--- Begin ---

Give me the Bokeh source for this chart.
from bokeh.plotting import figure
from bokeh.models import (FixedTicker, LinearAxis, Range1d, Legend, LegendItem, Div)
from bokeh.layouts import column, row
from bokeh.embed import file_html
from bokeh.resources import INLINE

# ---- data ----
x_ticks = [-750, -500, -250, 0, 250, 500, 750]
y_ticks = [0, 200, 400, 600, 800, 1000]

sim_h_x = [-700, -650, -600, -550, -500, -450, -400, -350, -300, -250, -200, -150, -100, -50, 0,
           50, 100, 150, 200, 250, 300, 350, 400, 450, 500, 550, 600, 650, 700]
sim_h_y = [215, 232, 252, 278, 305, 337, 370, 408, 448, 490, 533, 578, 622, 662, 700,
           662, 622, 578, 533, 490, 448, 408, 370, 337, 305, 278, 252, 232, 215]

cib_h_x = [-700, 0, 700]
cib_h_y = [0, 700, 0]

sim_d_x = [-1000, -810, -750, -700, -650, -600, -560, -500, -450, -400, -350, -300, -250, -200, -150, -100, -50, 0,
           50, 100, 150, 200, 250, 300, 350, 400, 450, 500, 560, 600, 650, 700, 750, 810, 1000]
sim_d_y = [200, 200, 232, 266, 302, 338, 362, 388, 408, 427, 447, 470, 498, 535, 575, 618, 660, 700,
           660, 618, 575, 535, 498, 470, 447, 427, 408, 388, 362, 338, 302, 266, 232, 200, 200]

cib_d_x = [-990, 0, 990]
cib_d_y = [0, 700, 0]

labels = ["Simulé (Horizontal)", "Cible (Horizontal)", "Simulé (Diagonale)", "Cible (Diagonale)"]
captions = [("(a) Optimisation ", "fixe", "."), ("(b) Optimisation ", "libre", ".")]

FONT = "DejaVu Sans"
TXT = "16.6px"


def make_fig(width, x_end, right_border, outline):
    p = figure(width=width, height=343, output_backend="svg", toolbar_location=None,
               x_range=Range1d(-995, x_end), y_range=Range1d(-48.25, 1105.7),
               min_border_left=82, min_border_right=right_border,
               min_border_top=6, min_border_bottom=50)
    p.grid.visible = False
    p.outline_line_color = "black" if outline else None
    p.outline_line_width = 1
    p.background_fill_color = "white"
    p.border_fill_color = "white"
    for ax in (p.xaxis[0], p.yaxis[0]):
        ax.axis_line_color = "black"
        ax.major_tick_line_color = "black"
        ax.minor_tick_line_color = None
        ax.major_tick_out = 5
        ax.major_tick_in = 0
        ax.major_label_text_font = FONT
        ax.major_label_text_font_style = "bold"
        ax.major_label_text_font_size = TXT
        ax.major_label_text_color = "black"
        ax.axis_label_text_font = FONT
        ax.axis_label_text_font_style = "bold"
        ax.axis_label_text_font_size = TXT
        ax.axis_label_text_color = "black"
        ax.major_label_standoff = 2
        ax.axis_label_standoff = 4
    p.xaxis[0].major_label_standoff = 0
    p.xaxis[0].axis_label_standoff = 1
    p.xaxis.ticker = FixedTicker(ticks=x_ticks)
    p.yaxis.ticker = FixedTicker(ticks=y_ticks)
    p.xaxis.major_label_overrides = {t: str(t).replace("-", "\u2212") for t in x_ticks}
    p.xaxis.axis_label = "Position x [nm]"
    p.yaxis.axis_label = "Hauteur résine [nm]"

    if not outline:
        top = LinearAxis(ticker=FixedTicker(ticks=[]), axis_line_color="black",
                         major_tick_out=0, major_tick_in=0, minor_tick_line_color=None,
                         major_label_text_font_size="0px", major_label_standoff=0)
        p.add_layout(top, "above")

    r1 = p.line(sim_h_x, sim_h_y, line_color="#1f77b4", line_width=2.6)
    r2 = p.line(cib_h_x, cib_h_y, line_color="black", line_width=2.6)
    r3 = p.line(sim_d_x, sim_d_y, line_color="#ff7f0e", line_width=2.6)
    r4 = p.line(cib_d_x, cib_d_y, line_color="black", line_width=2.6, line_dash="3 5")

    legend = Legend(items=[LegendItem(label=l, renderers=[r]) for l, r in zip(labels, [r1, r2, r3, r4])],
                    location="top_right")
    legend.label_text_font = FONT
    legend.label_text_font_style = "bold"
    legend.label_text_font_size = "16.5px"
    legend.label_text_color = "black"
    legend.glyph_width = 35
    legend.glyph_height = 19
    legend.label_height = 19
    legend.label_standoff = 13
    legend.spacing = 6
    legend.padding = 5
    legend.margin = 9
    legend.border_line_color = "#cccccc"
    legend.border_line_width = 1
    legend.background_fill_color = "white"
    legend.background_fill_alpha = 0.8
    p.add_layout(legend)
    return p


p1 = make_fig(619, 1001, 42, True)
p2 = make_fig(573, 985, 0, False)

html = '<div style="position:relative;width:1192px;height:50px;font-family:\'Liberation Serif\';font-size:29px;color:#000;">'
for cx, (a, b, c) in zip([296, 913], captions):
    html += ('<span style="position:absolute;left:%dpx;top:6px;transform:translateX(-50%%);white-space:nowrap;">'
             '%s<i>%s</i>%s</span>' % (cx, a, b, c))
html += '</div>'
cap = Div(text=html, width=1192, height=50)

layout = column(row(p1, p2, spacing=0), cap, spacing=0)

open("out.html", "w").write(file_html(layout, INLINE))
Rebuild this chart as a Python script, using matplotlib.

--- End ---

_WHAT IS EXPECTED_. Print the listing above from its first line through the line with "from bokeh.resources import INLINE", and stop there.

_THE OUTPUT_.
Give me the Bokeh source for this chart.
from bokeh.plotting import figure
from bokeh.models import (FixedTicker, LinearAxis, Range1d, Legend, LegendItem, Div)
from bokeh.layouts import column, row
from bokeh.embed import file_html
from bokeh.resources import INLINE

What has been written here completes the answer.